● **COLLECTED MATERIAL**
::::::::::

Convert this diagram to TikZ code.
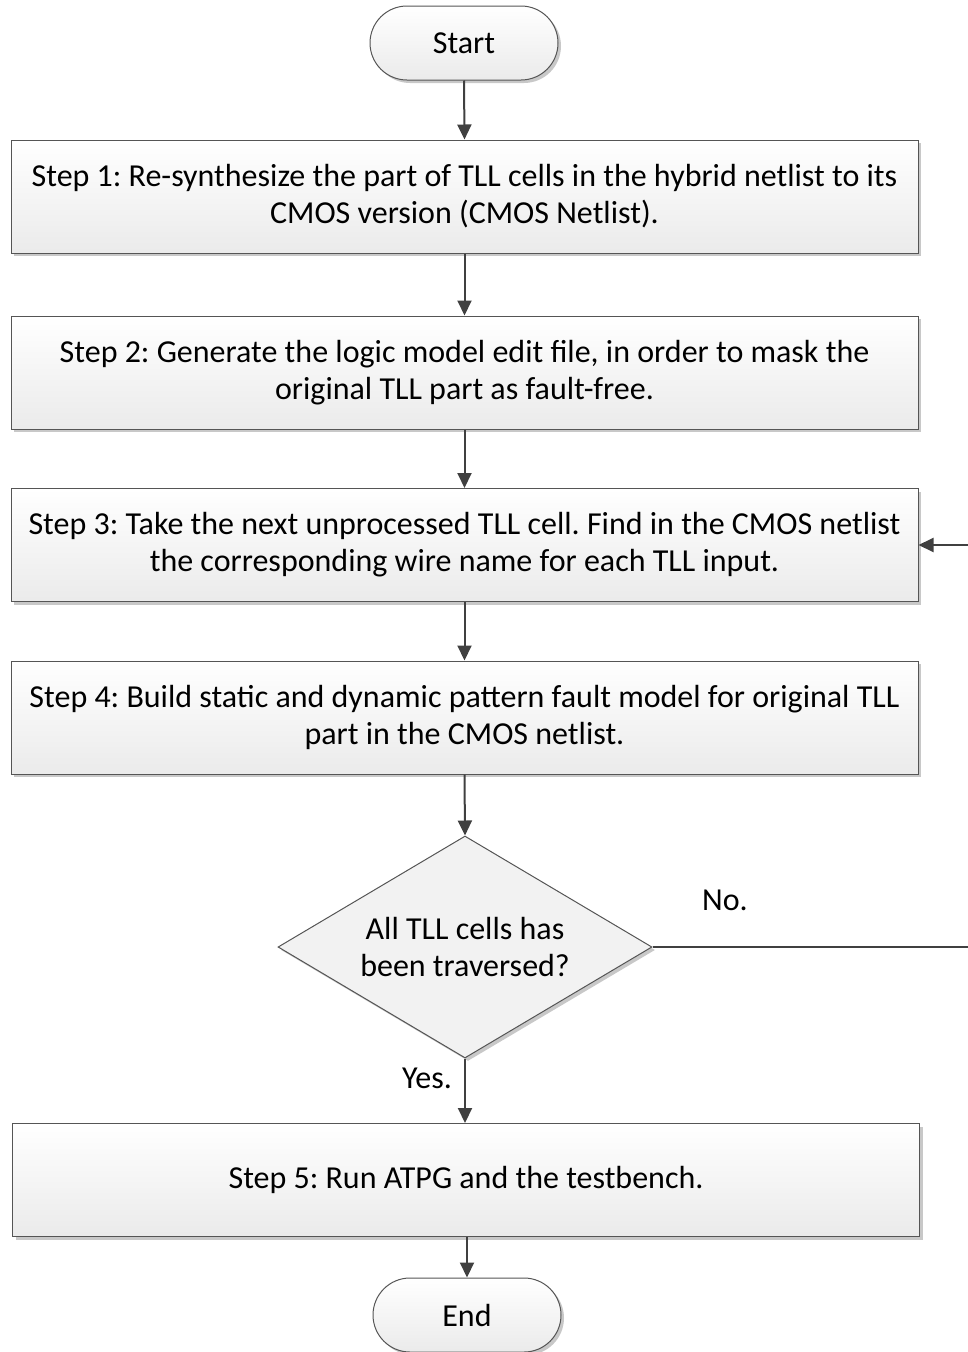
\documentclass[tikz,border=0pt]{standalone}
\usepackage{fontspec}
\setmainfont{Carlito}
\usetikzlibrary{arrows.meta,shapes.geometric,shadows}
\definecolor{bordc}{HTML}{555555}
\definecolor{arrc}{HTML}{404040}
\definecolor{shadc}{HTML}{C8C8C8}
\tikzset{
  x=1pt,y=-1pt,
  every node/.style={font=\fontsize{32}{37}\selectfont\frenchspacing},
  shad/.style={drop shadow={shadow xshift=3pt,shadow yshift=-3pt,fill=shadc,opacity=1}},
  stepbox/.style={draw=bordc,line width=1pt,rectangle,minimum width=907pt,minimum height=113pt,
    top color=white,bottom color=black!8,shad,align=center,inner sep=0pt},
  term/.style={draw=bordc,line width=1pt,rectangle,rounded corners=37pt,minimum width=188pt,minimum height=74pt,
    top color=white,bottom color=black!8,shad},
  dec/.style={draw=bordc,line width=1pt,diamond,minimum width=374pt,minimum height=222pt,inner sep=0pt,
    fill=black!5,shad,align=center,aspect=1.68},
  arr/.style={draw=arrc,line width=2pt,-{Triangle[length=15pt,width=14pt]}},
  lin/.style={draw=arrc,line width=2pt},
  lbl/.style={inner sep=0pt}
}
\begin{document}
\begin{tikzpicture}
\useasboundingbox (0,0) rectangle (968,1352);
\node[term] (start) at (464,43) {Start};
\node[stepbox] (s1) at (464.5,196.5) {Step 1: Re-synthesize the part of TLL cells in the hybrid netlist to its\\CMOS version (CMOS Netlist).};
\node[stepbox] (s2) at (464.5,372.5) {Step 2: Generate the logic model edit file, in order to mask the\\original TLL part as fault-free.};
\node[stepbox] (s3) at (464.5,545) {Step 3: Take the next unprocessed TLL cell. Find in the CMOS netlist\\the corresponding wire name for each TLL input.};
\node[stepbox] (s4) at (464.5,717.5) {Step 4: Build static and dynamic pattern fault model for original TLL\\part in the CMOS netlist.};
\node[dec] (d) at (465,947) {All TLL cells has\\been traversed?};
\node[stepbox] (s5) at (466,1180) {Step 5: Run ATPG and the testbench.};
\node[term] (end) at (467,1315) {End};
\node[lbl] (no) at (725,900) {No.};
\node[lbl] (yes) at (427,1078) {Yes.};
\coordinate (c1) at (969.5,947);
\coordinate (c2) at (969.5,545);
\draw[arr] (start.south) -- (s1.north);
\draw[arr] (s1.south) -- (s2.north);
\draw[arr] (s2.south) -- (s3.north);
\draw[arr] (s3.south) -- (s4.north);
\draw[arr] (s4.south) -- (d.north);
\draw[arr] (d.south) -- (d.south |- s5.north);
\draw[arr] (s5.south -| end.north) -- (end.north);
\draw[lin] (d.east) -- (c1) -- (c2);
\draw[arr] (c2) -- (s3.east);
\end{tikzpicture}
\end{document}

::::::::::

● **EXERCISE DIRECTIONS**
Repeat the material above word for word, please, apart from its images.

● **REPLY TO THE TASK**
Convert this diagram to TikZ code.
\documentclass[tikz,border=0pt]{standalone}
\usepackage{fontspec}
\setmainfont{Carlito}
\usetikzlibrary{arrows.meta,shapes.geometric,shadows}
\definecolor{bordc}{HTML}{555555}
\definecolor{arrc}{HTML}{404040}
\definecolor{shadc}{HTML}{C8C8C8}
\tikzset{
  x=1pt,y=-1pt,
  every node/.style={font=\fontsize{32}{37}\selectfont\frenchspacing},
  shad/.style={drop shadow={shadow xshift=3pt,shadow yshift=-3pt,fill=shadc,opacity=1}},
  stepbox/.style={draw=bordc,line width=1pt,rectangle,minimum width=907pt,minimum height=113pt,
    top color=white,bottom color=black!8,shad,align=center,inner sep=0pt},
  term/.style={draw=bordc,line width=1pt,rectangle,rounded corners=37pt,minimum width=188pt,minimum height=74pt,
    top color=white,bottom color=black!8,shad},
  dec/.style={draw=bordc,line width=1pt,diamond,minimum width=374pt,minimum height=222pt,inner sep=0pt,
    fill=black!5,shad,align=center,aspect=1.68},
  arr/.style={draw=arrc,line width=2pt,-{Triangle[length=15pt,width=14pt]}},
  lin/.style={draw=arrc,line width=2pt},
  lbl/.style={inner sep=0pt}
}
\begin{document}
\begin{tikzpicture}
\useasboundingbox (0,0) rectangle (968,1352);
\node[term] (start) at (464,43) {Start};
\node[stepbox] (s1) at (464.5,196.5) {Step 1: Re-synthesize the part of TLL cells in the hybrid netlist to its\\CMOS version (CMOS Netlist).};
\node[stepbox] (s2) at (464.5,372.5) {Step 2: Generate the logic model edit file, in order to mask the\\original TLL part as fault-free.};
\node[stepbox] (s3) at (464.5,545) {Step 3: Take the next unprocessed TLL cell. Find in the CMOS netlist\\the corresponding wire name for each TLL input.};
\node[stepbox] (s4) at (464.5,717.5) {Step 4: Build static and dynamic pattern fault model for original TLL\\part in the CMOS netlist.};
\node[dec] (d) at (465,947) {All TLL cells has\\been traversed?};
\node[stepbox] (s5) at (466,1180) {Step 5: Run ATPG and the testbench.};
\node[term] (end) at (467,1315) {End};
\node[lbl] (no) at (725,900) {No.};
\node[lbl] (yes) at (427,1078) {Yes.};
\coordinate (c1) at (969.5,947);
\coordinate (c2) at (969.5,545);
\draw[arr] (start.south) -- (s1.north);
\draw[arr] (s1.south) -- (s2.north);
\draw[arr] (s2.south) -- (s3.north);
\draw[arr] (s3.south) -- (s4.north);
\draw[arr] (s4.south) -- (d.north);
\draw[arr] (d.south) -- (d.south |- s5.north);
\draw[arr] (s5.south -| end.north) -- (end.north);
\draw[lin] (d.east) -- (c1) -- (c2);
\draw[arr] (c2) -- (s3.east);
\end{tikzpicture}
\end{document}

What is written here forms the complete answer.